A week after the party Gino got hit by a car and died. I felt so guilty not wanting him at my party. I felt worse remembering how I ignored him while he was there. I thought about Gino's death, off and on, during my growing up years and then completely forgot about him.
When I got married and had my first child, not expecting it, thoughts about Gino dying so young flooded my mind. This triggered me to started worrying about my own child. I worried too much.
I didn't know back then that worry was fear thought. I didn't know anything about the law of attraction or how it worked. And I certainly didn't know how we attract tragic events to ourselves with our worry thoughts. Eighteen months after my son John was born, he died unexpectedly.
Months later, after getting over the grief of losing my first son and still not knowing anything about the law of attraction, I had another child followed by three more. All fine and healthy children, full of all the good things little children are made of. And in spite of my good fortune, I worried about them.
For 30 years I worried and fussed over my children all along not knowing what my worry thoughts were doing. Once again tragedy, unexpectedly, hit me when my 30 year daughter, Beth, died suddenly leaving behind a husband and four little girls ranging in age from 8 to 1 1/2 years olds.
I was devastated, I lost all will to live, felt guilty as hell and started worrying about my surviving children. And then I found out about the law of attraction and how my worrying killed my children.
At first, I felt tremendous guilt. After working through the guilt, I realized I couldn't be held responsible for not knowing my worry thoughts (fear thoughts) contributed to the death of two of my children.
Now that I know about the law of attraction, I am responsible for how my thoughts influence and effect the lives of the people I love. And because I know things I did not know before, I have given up the worry habit.
I do not worry about my remaining children for they were never mine to worry about in the first place. They were giflts from the Universe for me to enjoy and enjoy them I do.
John and Beth may be gone but I have many many warm and loving memories of them that bring me great joy. Along with the memories, I have been abundantly blessed with 14 grandchildren who have filled the hole left inside me after the passing of my children.
Worrying about my children and grandchildren is not something I do these days. Worry is fear thought, it is a vote of no confidence that the Universe is watching over them and protecting them. My lessons about worry and how the law of attraction works were hard earned.
These days, my job is not to worry about my children or grandchildren. My job is to love them unconditionally and unashamedly with nothing held back. My job is to instill confidence them by instilling confidence in myself. My job is to teach them what I know about the immutable laws of the universe so they can prosper, in life, like I am prospering today.
My job is to show them, what I learned the hard way, that if we abide by the laws of the universe we will thrive and prosper in all areas of our life and if we do not, we will perish..

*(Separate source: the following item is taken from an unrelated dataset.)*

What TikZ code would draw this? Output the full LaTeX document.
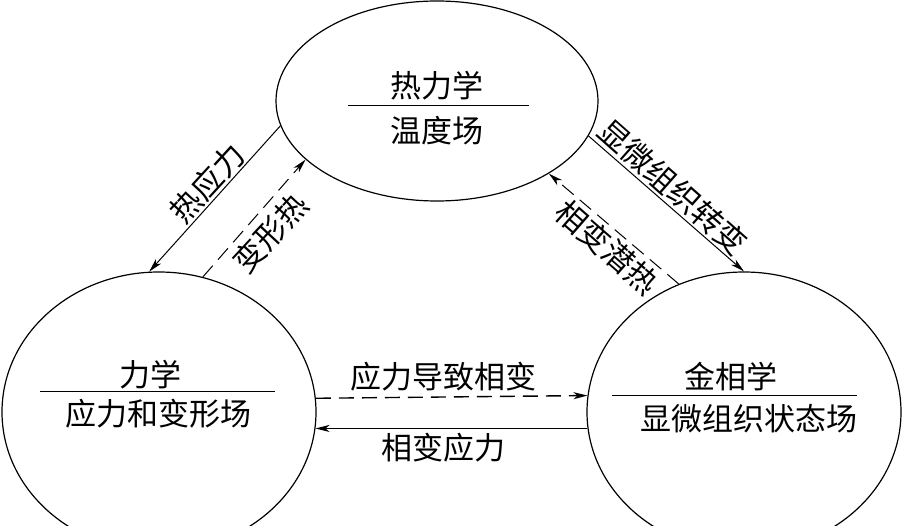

Your worrying, or not worrying about your children doesn't matter. The Universe (what the rest of us call God) hates us all anyway whether we love our children or friends or not. You are still taking too much responsibility for what "The Universe" does to every living, sentient being. You didn't kill your children. God did. - Anonymous
I certainly respect your thoughts that the universe/God hates us all anyway and God killed my children but I don't believe that for a moment. When it comes to my own life I take full responsibility for it including the part my thoughts played in the death of my two children. Regarding my thoughts, If I do not take full responsibility for my thoughts, who should? They are my thoughts, right? If they are my thoughts how can anyone but me be fully responsible for them?